(What is being asked)
Copy every line of the following data that includes the string "with".

(Source excerpt)
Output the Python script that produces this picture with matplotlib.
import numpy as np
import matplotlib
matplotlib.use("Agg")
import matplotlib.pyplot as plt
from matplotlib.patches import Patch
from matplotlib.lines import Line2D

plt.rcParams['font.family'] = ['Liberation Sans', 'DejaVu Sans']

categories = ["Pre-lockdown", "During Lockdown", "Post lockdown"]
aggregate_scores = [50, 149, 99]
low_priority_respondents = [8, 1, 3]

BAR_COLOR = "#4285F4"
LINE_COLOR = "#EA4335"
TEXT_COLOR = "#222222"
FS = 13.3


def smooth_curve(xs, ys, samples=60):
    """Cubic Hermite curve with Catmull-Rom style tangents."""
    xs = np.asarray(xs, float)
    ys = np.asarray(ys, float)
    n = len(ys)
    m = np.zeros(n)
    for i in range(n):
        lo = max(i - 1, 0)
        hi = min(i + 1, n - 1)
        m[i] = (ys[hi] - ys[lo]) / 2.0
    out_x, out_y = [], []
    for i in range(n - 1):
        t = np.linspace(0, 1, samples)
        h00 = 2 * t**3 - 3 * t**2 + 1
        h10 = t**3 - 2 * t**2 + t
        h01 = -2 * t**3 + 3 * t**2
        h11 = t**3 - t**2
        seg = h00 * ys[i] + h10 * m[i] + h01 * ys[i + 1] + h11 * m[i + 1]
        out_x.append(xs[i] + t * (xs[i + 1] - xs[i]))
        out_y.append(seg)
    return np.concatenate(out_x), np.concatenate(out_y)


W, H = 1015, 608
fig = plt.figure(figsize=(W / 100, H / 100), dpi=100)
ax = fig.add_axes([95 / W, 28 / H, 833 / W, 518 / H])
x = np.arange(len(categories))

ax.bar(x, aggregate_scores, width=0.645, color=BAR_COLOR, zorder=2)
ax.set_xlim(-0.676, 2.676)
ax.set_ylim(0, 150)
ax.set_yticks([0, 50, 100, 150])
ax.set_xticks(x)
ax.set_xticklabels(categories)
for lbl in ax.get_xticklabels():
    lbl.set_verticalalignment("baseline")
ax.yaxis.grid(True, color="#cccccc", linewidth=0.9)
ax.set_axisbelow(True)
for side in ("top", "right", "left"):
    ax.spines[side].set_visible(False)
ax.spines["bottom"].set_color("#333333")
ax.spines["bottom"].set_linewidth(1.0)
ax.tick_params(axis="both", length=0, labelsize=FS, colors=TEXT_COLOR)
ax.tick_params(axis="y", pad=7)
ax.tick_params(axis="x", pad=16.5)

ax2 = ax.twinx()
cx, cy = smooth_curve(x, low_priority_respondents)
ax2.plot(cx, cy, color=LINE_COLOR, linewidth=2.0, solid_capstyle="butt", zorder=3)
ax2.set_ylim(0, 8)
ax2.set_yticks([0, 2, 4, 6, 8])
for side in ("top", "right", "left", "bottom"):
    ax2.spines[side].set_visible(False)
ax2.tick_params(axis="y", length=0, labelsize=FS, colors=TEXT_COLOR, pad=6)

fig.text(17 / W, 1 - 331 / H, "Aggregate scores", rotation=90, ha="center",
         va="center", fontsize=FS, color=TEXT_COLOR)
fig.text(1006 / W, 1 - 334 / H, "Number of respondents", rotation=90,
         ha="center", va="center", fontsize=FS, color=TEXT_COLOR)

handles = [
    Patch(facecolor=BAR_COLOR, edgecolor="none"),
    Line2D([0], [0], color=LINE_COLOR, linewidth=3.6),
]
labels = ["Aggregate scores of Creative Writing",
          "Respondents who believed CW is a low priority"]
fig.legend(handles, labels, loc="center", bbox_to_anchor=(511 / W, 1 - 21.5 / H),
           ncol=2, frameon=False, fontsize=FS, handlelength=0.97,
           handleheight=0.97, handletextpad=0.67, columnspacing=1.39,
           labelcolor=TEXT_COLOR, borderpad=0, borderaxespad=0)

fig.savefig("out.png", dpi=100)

(Correct output)
Output the Python script that produces this picture with matplotlib.
    """Cubic Hermite curve with Catmull-Rom style tangents."""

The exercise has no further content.